Sejumlah gambar hitam putih yang menggambarkan para wanita itu berjajar di dinding museum yang menunjukkan pernyataan dari para korban begitu pula dengan sejumlah barang-barang bersejarah seperti kondom yang dikeluarkan oleh militer Jepang, sepasang sepatu wanita bertali dan sejumlah dokumen pengenal yang telah rusak.
Banyak pengunjung museum itu, yang dibuka di Universitas Normal Shanghai, merupakan para pelajar muda yang kurang begitu memahami cerita-cerita yang dikumpulkan di museum itu selama beberapa tahun.

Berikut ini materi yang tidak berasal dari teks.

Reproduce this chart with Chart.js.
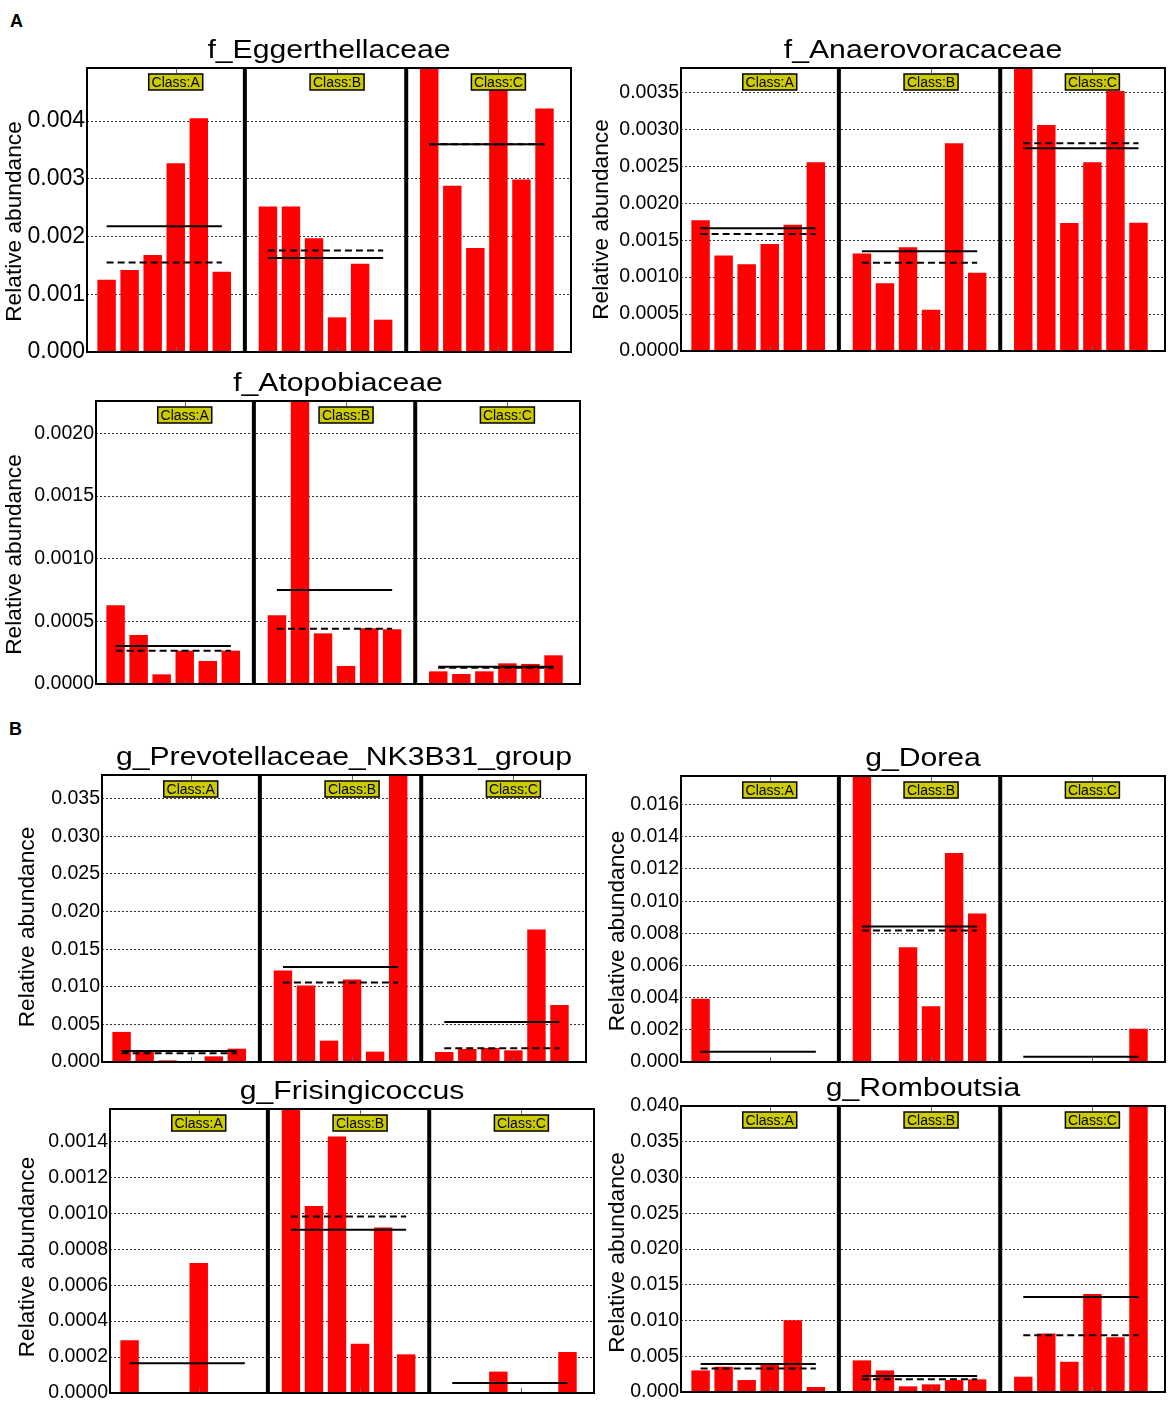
<!DOCTYPE html>
<html lang="en">
<head>
<meta charset="UTF-8">
<title>Relative abundance by class</title>
<script src="https://cdn.jsdelivr.net/npm/chart.js"></script>
<style>
  body { margin: 0; background: #fff; }
  #page { position: relative; width: 1170px; height: 1406px; font-family: "Liberation Sans", Arial, sans-serif; }
  #page canvas { position: absolute; }
  .tag { position: absolute; font-weight: bold; font-size: 18px; line-height: 18px; }
</style>
</head>
<body>
<div id="page">
  <div class="tag" style="left:10px;top:12px">A</div>
  <div class="tag" style="left:9px;top:720px">B</div>
</div>
<script>
const classNames = ['Class:A', 'Class:B', 'Class:C'];

// f_Eggerthellaceae
const eggerA = [0.00125, 0.00142, 0.00168, 0.00327, 0.00405, 0.00139];
const eggerB = [0.00252, 0.00252, 0.00197, 0.00060, 0.00153, 0.00056];
const eggerC = [0.00510, 0.00288, 0.00180, 0.00460, 0.00299, 0.00422];
const eggerMean = [0.00218, 0.00163, 0.00360];
const eggerMedian = [0.00155, 0.00176, 0.00360];
const eggerTicks = [0, 0.001, 0.002, 0.003, 0.004];

// f_Anaerovoracaceae
const anaeroA = [0.001769, 0.001292, 0.001175, 0.001449, 0.001710, 0.002556];
const anaeroB = [0.001319, 0.000918, 0.001404, 0.000558, 0.002813, 0.001058];
const anaeroC = [0.003860, 0.003060, 0.001733, 0.002556, 0.003520, 0.001737];
const anaeroMean = [0.001661, 0.001350, 0.002745];
const anaeroMedian = [0.001584, 0.001193, 0.002813];
const anaeroTicks = [0, 0.0005, 0.001, 0.0015, 0.002, 0.0025, 0.003, 0.0035];

// f_Atopobiaceae
const atopoA = [0.000628, 0.000391, 0.000077, 0.000266, 0.000184, 0.000266];
const atopoB = [0.000548, 0.002520, 0.000404, 0.000144, 0.000444, 0.000436];
const atopoC = [0.000101, 0.000080, 0.000101, 0.000165, 0.000160, 0.000229];
const atopoMean = [0.000303, 0.000750, 0.000138];
const atopoMedian = [0.000266, 0.000441, 0.000130];
const atopoTicks = [0, 0.0005, 0.001, 0.0015, 0.002];

// g_Prevotellaceae_NK3B31_group
const prevoA = [0.00400, 0.00138, 0.00022, 0.00010, 0.00075, 0.00177];
const prevoB = [0.01216, 0.01016, 0.00284, 0.01096, 0.00138, 0.03830];
const prevoC = [0.00133, 0.00173, 0.00186, 0.00155, 0.01761, 0.00759];
const prevoMean = [0.00146, 0.01264, 0.00532];
const prevoMedian = [0.00115, 0.01056, 0.00182];
const prevoTicks = [0, 0.005, 0.01, 0.015, 0.02, 0.025, 0.03, 0.035];

// g_Dorea
const doreaA = [0.00393, 0, 0, 0, 0, 0];
const doreaB = [0.01790, 0, 0.00714, 0.00346, 0.01300, 0.00923];
const doreaC = [0, 0, 0, 0, 0, 0.00207];
const doreaMean = [0.00064, 0.00843, 0.00033];
const doreaMedian = [0, 0.00818, 0];
const doreaTicks = [0, 0.002, 0.004, 0.006, 0.008, 0.01, 0.012, 0.014, 0.016];

// g_Frisingicoccus
const frisA = [0.000293, 0, 0, 0.000723, 0, 0];
const frisB = [0.001600, 0.001040, 0.001427, 0.000274, 0.000921, 0.000215];
const frisC = [0, 0, 0.000119, 0, 0, 0.000228];
const frisMean = [0.000165, 0.000908, 0.0000556];
const frisMedian = [0, 0.000982, 0];
const frisTicks = [0, 0.0002, 0.0004, 0.0006, 0.0008, 0.001, 0.0012, 0.0014];

// g_Romboutsia
const rombA = [0.00302, 0.00353, 0.00167, 0.00405, 0.01005, 0.00070];
const rombB = [0.00442, 0.00302, 0.00079, 0.00107, 0.00167, 0.00177];
const rombC = [0.00214, 0.00819, 0.00423, 0.01372, 0.00767, 0.04390];
const rombMean = [0.00391, 0.00223, 0.01330];
const rombMedian = [0.00330, 0.00177, 0.00795];
const rombTicks = [0, 0.005, 0.01, 0.015, 0.02, 0.025, 0.03, 0.035, 0.04];

const FONT = '"Liberation Sans", Arial, sans-serif';

// box = plot area [left, top, right, bottom] on the page, ylab = centre of the axis title
const panels = [
  { title: 'f_Eggerthellaceae', groups: [eggerA, eggerB, eggerC], mean: eggerMean, median: eggerMedian,
    ticks: eggerTicks, max: 0.00492, digits: 3, tickSize: 23, box: [87, 68, 571, 352], ylab: [14.3, 221.5] },
  { title: 'f_Anaerovoracaceae', groups: [anaeroA, anaeroB, anaeroC], mean: anaeroMean, median: anaeroMedian,
    ticks: anaeroTicks, max: 0.00383, digits: 4, tickSize: 19.5, box: [681, 68, 1165, 351], ylab: [602, 219.5] },
  { title: 'f_Atopobiaceae', groups: [atopoA, atopoB, atopoC], mean: atopoMean, median: atopoMedian,
    ticks: atopoTicks, max: 0.002258, digits: 4, tickSize: 19.5, box: [96, 401, 580, 684], ylab: [14.4, 554.5] },
  { title: 'g_Prevotellaceae_NK3B31_group', groups: [prevoA, prevoB, prevoC], mean: prevoMean, median: prevoMedian,
    ticks: prevoTicks, max: 0.03815, digits: 3, tickSize: 19.5, box: [102, 775, 586, 1062], ylab: [28.2, 927] },
  { title: 'g_Dorea', groups: [doreaA, doreaB, doreaC], mean: doreaMean, median: doreaMedian,
    ticks: doreaTicks, max: 0.01778, digits: 3, tickSize: 19.5, box: [681, 776, 1165, 1062], ylab: [618, 931] },
  { title: 'g_Frisingicoccus', groups: [frisA, frisB, frisC], mean: frisMean, median: frisMedian,
    ticks: frisTicks, max: 0.00158, digits: 4, tickSize: 19.5, box: [110, 1109, 594, 1393], ylab: [27.9, 1257] },
  { title: 'g_Romboutsia', groups: [rombA, rombB, rombC], mean: rombMean, median: rombMedian,
    ticks: rombTicks, max: 0.04, digits: 3, tickSize: 19.5, box: [681, 1106, 1165, 1392], ylab: [617.6, 1252.5] }
];

// each class takes 7 slots on the x axis: 6 bars and one empty slot
const slot = (g, i) => 7 * g + i + 1;

const decor = {
  id: 'decor',
  afterDatasetsDraw(chart, args, opts) {
    const { ctx, chartArea: a, scales: { x } } = chart;
    ctx.save();

    // thick separators between classes
    ctx.strokeStyle = '#000';
    ctx.lineWidth = 4;
    [7, 14].forEach(v => {
      const px = x.getPixelForValue(v);
      ctx.beginPath();
      ctx.moveTo(px, a.top);
      ctx.lineTo(px, a.bottom);
      ctx.stroke();
    });

    // little inward tick marks at class centres
    ctx.strokeStyle = '#666';
    ctx.lineWidth = 1;
    x.ticks.forEach(t => {
      const px = Math.round(x.getPixelForValue(t.value)) + 0.5;
      ctx.beginPath();
      ctx.moveTo(px, a.top);
      ctx.lineTo(px, a.top + 5);
      ctx.moveTo(px, a.bottom);
      ctx.lineTo(px, a.bottom - 5);
      ctx.stroke();
    });

    // yellow class labels
    ctx.font = '14px ' + FONT;
    ctx.textAlign = 'center';
    ctx.textBaseline = 'middle';
    classNames.forEach((name, g) => {
      const cx = x.getPixelForValue(7 * g + 4);
      const cy = a.top + 14;
      ctx.fillStyle = '#cccc00';
      ctx.fillRect(cx - 27, cy - 8, 54, 16);
      ctx.strokeStyle = '#000';
      ctx.lineWidth = 1.5;
      ctx.strokeRect(cx - 27, cy - 8, 54, 16);
      ctx.fillStyle = '#000';
      ctx.fillText(name, cx, cy + 1);
    });

    // frame
    ctx.lineWidth = 2;
    ctx.strokeStyle = '#000';
    ctx.strokeRect(a.left, a.top, a.right - a.left, a.bottom - a.top);

    // y axis title, placed as in the original (a little below the middle)
    ctx.save();
    ctx.font = '22.7px ' + FONT;
    ctx.translate(opts.ylab[0], opts.ylab[1]);
    ctx.rotate(-Math.PI / 2);
    ctx.fillText('Relative abundance', 0, 0);
    ctx.restore();

    // panel title (the original lettering is a bit wide)
    ctx.font = '26px ' + FONT;
    ctx.textBaseline = 'alphabetic';
    ctx.translate((a.left + a.right) / 2, a.top - 10);
    ctx.scale(1.16, 1);
    ctx.fillText(opts.title, 0, 0);
    ctx.restore();
  }
};

const page = document.getElementById('page');

panels.forEach(p => {
  const [L, T, R, B] = p.box;
  const left = Math.round(p.ylab[0] - 13.6);
  const top = T - 40;

  const canvas = document.createElement('canvas');
  canvas.width = R - left + 4;
  canvas.height = B - top + 20;
  canvas.style.left = left + 'px';
  canvas.style.top = top + 'px';
  page.appendChild(canvas);

  const bars = [];
  p.groups.forEach((vals, g) => vals.forEach((v, i) => bars.push({ x: slot(g, i), y: v })));

  const datasets = [{
    type: 'bar',
    data: bars,
    backgroundColor: '#ff0000',
    borderWidth: 0,
    barPercentage: 0.8,
    categoryPercentage: 1,
    order: 2
  }];

  [0, 1, 2].forEach(g => {
    datasets.push({
      type: 'line',
      data: [{ x: slot(g, 0), y: p.mean[g] }, { x: slot(g, 5), y: p.mean[g] }],
      borderColor: '#000',
      borderWidth: 2,
      pointRadius: 0,
      order: 1
    });
    datasets.push({
      type: 'line',
      data: [{ x: slot(g, 0), y: p.median[g] }, { x: slot(g, 5), y: p.median[g] }],
      borderColor: '#000',
      borderWidth: 2,
      borderDash: [7, 4],
      pointRadius: 0,
      order: 0
    });
  });

  new Chart(canvas, {
    type: 'bar',
    data: { datasets },
    options: {
      responsive: false,
      animation: false,
      events: [],
      layout: { padding: { top: 40, right: 4, bottom: 20, left: 0 } },
      plugins: {
        legend: { display: false },
        tooltip: { enabled: false },
        decor: {
          title: p.title,
          ylab: [p.ylab[0] - left, p.ylab[1] - top]
        }
      },
      scales: {
        x: {
          type: 'linear',
          min: 0.15,
          max: 21.15,
          offset: false,
          display: false,
          afterBuildTicks: s => { s.ticks = [4, 11, 18].map(value => ({ value })); }
        },
        y: {
          min: 0,
          max: p.max,
          afterBuildTicks: s => { s.ticks = p.ticks.map(value => ({ value })); },
          afterFit: s => { s.width = L - left; },
          ticks: {
            autoSkip: false,
            padding: 2,
            color: '#000',
            font: { family: FONT, size: p.tickSize },
            callback: v => v.toFixed(p.digits)
          },
          grid: { color: '#333', lineWidth: 1, drawTicks: false },
          border: { display: false, dash: [2, 2] }
        }
      }
    },
    plugins: [decor]
  });
});
</script>
</body>
</html>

"Perasaan pertama saya adalah saya terkejut. Gambar-gambar yang ada di dinding itu, yang menunjukkan pernyataan nyawa mereka yang selamat tersebut (mengejutkan saya). Kami tidak dapat menyingkirkan luka atau ingatan yang telah mereka berikan," ujar seorang mahasiswa berusia 22 tahun, Dong Zhenyu.
Pengunjung lainnya menyebutkan bahwa museum itu membawa pengalaman yang dialami oleh para wanita itu alih-alih membawakan perang dimana mereka terlibat.
"Sebagian besar pemahaman kami datang dari sejumlah acara televisi yang anti-Jepang. Para pelajar mendapatkan sebagian besar pemahaman mereka melalui buku-buku pelajaran semasa sekolah, dan hanya terdapat sedikit penjelasan terkait apa wanita penghibur itu," ujar Bi Lihua.
Hanya ada beberapa "wanita penghibur" China yang masih hidup dan kepala museum itu berharap bahwa koleksi-koleksi yang dipamerkan itu akan memberikan cahaya bagi masa depan mereka.
"Terdapat sedikit gambaran aktual atau kekhawatiran terkait bencana sejenis ini yang terjadi terhadap rakyat kami," ujar Su Zhiliang.
"Kami memberikan sebuah jendela bagi orang-orang untuk melihat isu ini. Kami harus menghadapi sejarah dan memahami bagaimana kami harus menjalani jalan untuk mencapai masa depan yang lebih baik dan damai".
Pasukan Jepang menapakkan kaki China pada 1931 lalu dan tetap berada di negara itu, memerangi kalangan kelompok nasionalis dan komunis China, hingga akhir Perang Dunia Kedua pada 1945 lalu. Demikian laporan Reuters.